## GIVEN INSTRUCTION
Look through the data below and report how many lines include "this". Only the number should be given.

## INFORMATION PROVIDED
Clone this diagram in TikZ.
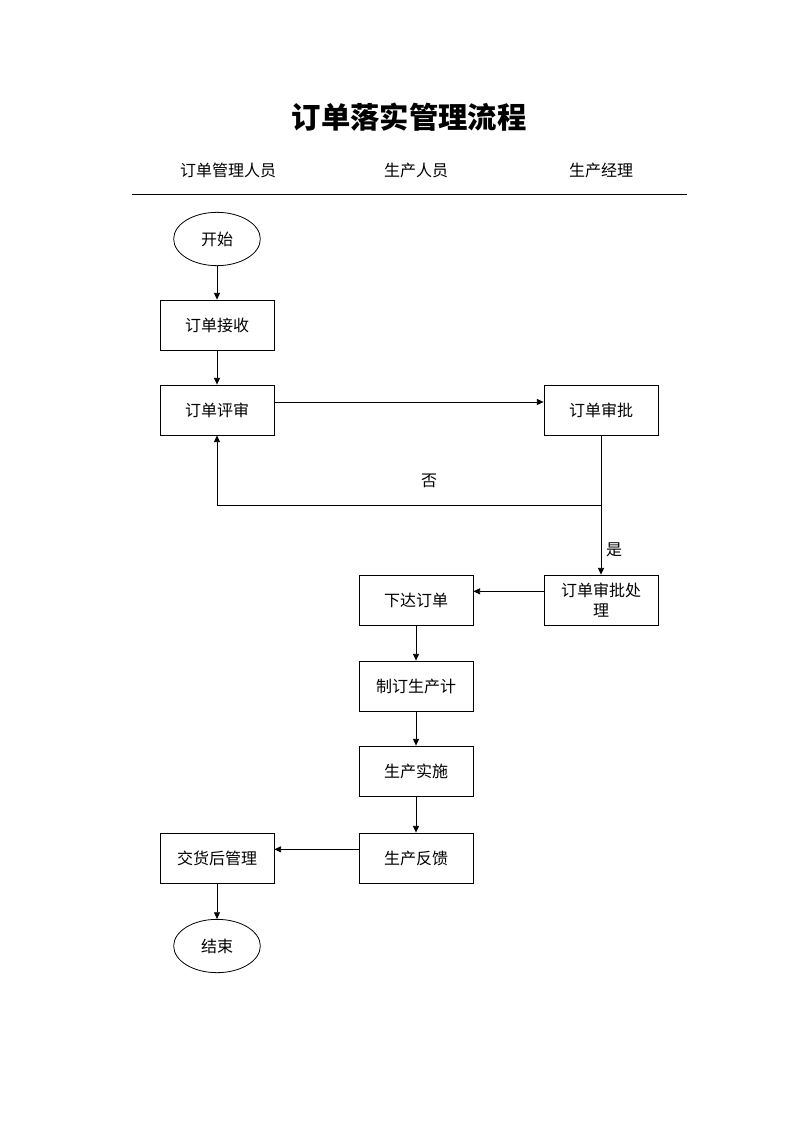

...

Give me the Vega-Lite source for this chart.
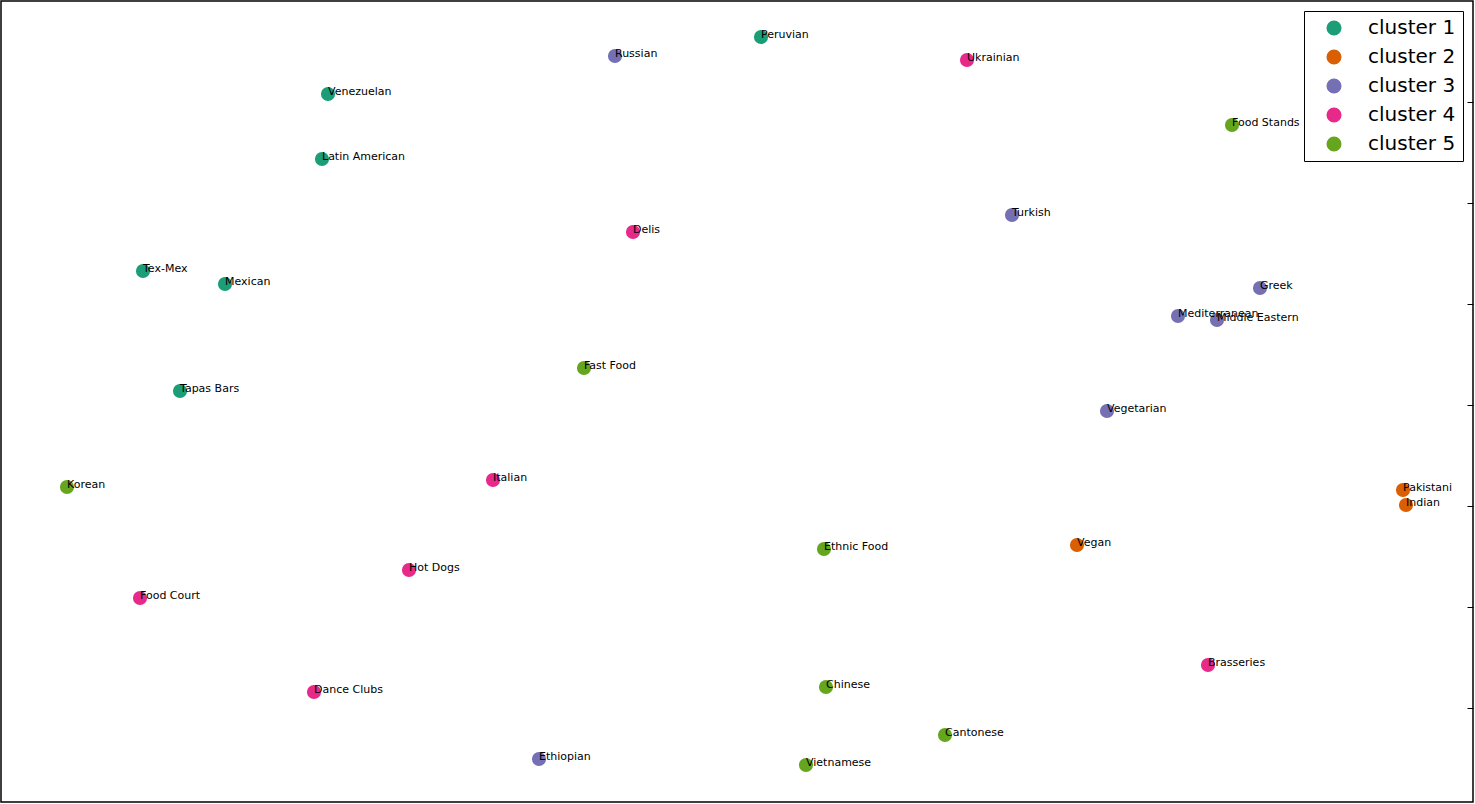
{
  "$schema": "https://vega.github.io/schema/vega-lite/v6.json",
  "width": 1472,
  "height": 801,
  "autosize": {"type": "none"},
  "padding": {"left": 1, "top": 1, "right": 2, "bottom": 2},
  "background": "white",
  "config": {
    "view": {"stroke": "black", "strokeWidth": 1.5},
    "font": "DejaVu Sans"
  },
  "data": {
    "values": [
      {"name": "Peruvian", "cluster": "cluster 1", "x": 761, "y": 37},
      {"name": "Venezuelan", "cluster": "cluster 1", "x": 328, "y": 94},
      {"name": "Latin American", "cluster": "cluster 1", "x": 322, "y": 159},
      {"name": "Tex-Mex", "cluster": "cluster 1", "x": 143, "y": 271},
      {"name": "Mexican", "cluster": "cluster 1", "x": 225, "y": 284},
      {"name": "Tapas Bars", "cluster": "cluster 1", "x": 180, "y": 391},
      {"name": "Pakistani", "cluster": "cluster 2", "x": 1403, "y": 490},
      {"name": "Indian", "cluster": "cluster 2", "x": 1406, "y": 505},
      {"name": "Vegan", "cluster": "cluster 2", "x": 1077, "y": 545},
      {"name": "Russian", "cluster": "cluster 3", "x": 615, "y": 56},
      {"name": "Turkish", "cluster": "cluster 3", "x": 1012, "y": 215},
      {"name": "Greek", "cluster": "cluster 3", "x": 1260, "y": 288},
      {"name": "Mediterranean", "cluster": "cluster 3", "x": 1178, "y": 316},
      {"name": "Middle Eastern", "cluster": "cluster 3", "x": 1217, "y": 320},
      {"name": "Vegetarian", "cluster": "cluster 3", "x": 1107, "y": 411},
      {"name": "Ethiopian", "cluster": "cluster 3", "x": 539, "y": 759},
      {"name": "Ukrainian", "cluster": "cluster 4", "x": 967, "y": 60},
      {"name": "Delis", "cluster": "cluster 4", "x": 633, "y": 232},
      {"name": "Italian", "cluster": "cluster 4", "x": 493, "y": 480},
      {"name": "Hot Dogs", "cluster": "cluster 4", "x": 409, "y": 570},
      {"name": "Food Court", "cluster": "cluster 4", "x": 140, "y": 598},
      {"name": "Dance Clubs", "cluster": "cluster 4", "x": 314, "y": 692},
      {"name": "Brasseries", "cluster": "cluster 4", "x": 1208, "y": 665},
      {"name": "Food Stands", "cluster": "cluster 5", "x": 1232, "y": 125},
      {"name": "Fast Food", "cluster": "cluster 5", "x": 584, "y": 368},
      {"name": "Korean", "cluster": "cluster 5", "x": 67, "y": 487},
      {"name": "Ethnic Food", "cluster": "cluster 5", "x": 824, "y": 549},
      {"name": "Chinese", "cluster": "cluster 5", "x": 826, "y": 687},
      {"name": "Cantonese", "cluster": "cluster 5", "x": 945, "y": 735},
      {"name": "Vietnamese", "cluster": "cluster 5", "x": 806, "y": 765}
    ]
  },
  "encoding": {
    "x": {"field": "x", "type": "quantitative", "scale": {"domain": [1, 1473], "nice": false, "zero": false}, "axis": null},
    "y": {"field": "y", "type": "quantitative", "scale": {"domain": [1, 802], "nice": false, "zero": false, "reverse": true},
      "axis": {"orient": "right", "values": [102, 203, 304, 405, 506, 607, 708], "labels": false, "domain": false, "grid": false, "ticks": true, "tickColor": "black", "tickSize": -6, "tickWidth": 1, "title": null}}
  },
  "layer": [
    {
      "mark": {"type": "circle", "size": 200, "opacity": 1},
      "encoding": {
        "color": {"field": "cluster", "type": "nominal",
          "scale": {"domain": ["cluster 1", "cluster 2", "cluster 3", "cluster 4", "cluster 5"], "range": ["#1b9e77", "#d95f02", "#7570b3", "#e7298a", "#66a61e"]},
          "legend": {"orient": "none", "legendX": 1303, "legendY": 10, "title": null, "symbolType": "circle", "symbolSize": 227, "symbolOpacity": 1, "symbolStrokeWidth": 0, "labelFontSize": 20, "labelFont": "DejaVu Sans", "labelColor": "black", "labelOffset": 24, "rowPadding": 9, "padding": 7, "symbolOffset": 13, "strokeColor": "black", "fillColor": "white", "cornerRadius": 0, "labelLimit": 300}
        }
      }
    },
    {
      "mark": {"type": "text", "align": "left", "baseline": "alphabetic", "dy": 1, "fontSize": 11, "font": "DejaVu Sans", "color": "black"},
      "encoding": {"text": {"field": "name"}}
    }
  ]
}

## ANSWER FOR THE TASK
2